- _Exercise_: Would you write out the listing verbatim and skip every picture in it?

- _Raw data_:

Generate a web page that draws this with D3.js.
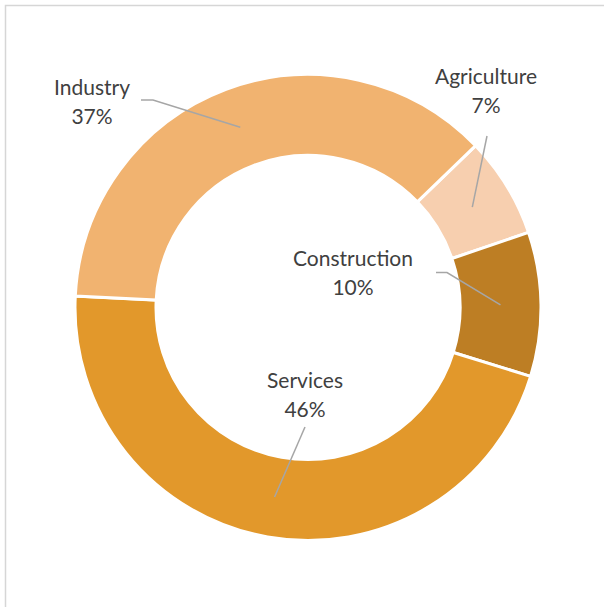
<!DOCTYPE html>
<html>
<head>
<meta charset="utf-8">
<script src="https://cdn.jsdelivr.net/npm/d3@7"></script>
<style>
  html, body { margin: 0; padding: 0; background: #fff; }
  svg { display: block; }
  text { font-family: Lato, "Open Sans", sans-serif; fill: #404040; }
</style>
</head>
<body>
<script>
// Share of output by sector (%)
const sectors = ["Agriculture", "Construction", "Services", "Industry"];
const shares = [7, 10, 46, 37];
const colors = ["#F7CFAF", "#BD7E24", "#E2982B", "#F1B370"];

const W = 604, H = 607;
const cx = 308, cy = 307.5;
const outerR = 233, innerR = 152;
const startDeg = 46;

// Label anchors (centre x, first baseline y) and where the leader leaves the label
const labelLayout = {
  Industry:     { x: 92,  y: 95,  lead: [[141, 100], [153, 100]] },
  Agriculture:  { x: 486, y: 84,  lead: [[487, 136]] },
  Construction: { x: 353, y: 266, lead: [[436, 272.5], [447, 272.5]] },
  Services:     { x: 305, y: 388, lead: [[305, 427]] }
};

const svg = d3.select("body").append("svg")
  .attr("width", W).attr("height", H);

// chart area frame
svg.append("rect")
  .attr("x", 5.5).attr("y", 5.5)
  .attr("width", W + 10).attr("height", H + 10)
  .attr("fill", "none")
  .attr("stroke", "#D6D6D6")
  .attr("stroke-width", 1.5);

const data = sectors.map((s, i) => ({ name: s, value: shares[i], color: colors[i] }));

const pie = d3.pie()
  .value(d => d.value)
  .sort(null)
  .startAngle(startDeg * Math.PI / 180)
  .endAngle(startDeg * Math.PI / 180 + 2 * Math.PI);

const arc = d3.arc().innerRadius(innerR).outerRadius(outerR);
const arcs = pie(data);

const g = svg.append("g").attr("transform", `translate(${cx},${cy})`);

g.selectAll("path.slice")
  .data(arcs)
  .join("path")
  .attr("class", "slice")
  .attr("d", arc)
  .attr("fill", d => d.data.color)
  .attr("stroke", "#fff")
  .attr("stroke-width", 3)
  .attr("stroke-linejoin", "miter");

// leader lines from label to slice centroid
const line = d3.line();
arcs.forEach(a => {
  const L = labelLayout[a.data.name];
  const c = arc.centroid(a);
  const pts = L.lead.concat([[c[0] + cx, c[1] + cy]]);
  svg.append("path")
    .attr("d", line(pts))
    .attr("fill", "none")
    .attr("stroke", "#A6A6A6")
    .attr("stroke-width", 1.5);
});

// labels: name and percentage
const fontSize = 21;
const lineGap = 29;
const fmt = d3.format(".0f");
arcs.forEach(a => {
  const L = labelLayout[a.data.name];
  const t = svg.append("text")
    .attr("text-anchor", "middle")
    .attr("font-size", fontSize);
  t.append("tspan").attr("x", L.x).attr("y", L.y).text(a.data.name);
  t.append("tspan").attr("x", L.x).attr("y", L.y + lineGap).text(fmt(a.data.value) + "%");
});
</script>
</body>
</html>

- _Response for this exercise_:
Generate a web page that draws this with D3.js.
<!DOCTYPE html>
<html>
<head>
<meta charset="utf-8">
<script src="https://cdn.jsdelivr.net/npm/d3@7"></script>
<style>
  html, body { margin: 0; padding: 0; background: #fff; }
  svg { display: block; }
  text { font-family: Lato, "Open Sans", sans-serif; fill: #404040; }
</style>
</head>
<body>
<script>
// Share of output by sector (%)
const sectors = ["Agriculture", "Construction", "Services", "Industry"];
const shares = [7, 10, 46, 37];
const colors = ["#F7CFAF", "#BD7E24", "#E2982B", "#F1B370"];

const W = 604, H = 607;
const cx = 308, cy = 307.5;
const outerR = 233, innerR = 152;
const startDeg = 46;

// Label anchors (centre x, first baseline y) and where the leader leaves the label
const labelLayout = {
  Industry:     { x: 92,  y: 95,  lead: [[141, 100], [153, 100]] },
  Agriculture:  { x: 486, y: 84,  lead: [[487, 136]] },
  Construction: { x: 353, y: 266, lead: [[436, 272.5], [447, 272.5]] },
  Services:     { x: 305, y: 388, lead: [[305, 427]] }
};

const svg = d3.select("body").append("svg")
  .attr("width", W).attr("height", H);

// chart area frame
svg.append("rect")
  .attr("x", 5.5).attr("y", 5.5)
  .attr("width", W + 10).attr("height", H + 10)
  .attr("fill", "none")
  .attr("stroke", "#D6D6D6")
  .attr("stroke-width", 1.5);

const data = sectors.map((s, i) => ({ name: s, value: shares[i], color: colors[i] }));

const pie = d3.pie()
  .value(d => d.value)
  .sort(null)
  .startAngle(startDeg * Math.PI / 180)
  .endAngle(startDeg * Math.PI / 180 + 2 * Math.PI);

const arc = d3.arc().innerRadius(innerR).outerRadius(outerR);
const arcs = pie(data);

const g = svg.append("g").attr("transform", `translate(${cx},${cy})`);

g.selectAll("path.slice")
  .data(arcs)
  .join("path")
  .attr("class", "slice")
  .attr("d", arc)
  .attr("fill", d => d.data.color)
  .attr("stroke", "#fff")
  .attr("stroke-width", 3)
  .attr("stroke-linejoin", "miter");

// leader lines from label to slice centroid
const line = d3.line();
arcs.forEach(a => {
  const L = labelLayout[a.data.name];
  const c = arc.centroid(a);
  const pts = L.lead.concat([[c[0] + cx, c[1] + cy]]);
  svg.append("path")
    .attr("d", line(pts))
    .attr("fill", "none")
    .attr("stroke", "#A6A6A6")
    .attr("stroke-width", 1.5);
});

// labels: name and percentage
const fontSize = 21;
const lineGap = 29;
const fmt = d3.format(".0f");
arcs.forEach(a => {
  const L = labelLayout[a.data.name];
  const t = svg.append("text")
    .attr("text-anchor", "middle")
    .attr("font-size", fontSize);
  t.append("tspan").attr("x", L.x).attr("y", L.y).text(a.data.name);
  t.append("tspan").attr("x", L.x).attr("y", L.y + lineGap).text(fmt(a.data.value) + "%");
});
</script>
</body>
</html>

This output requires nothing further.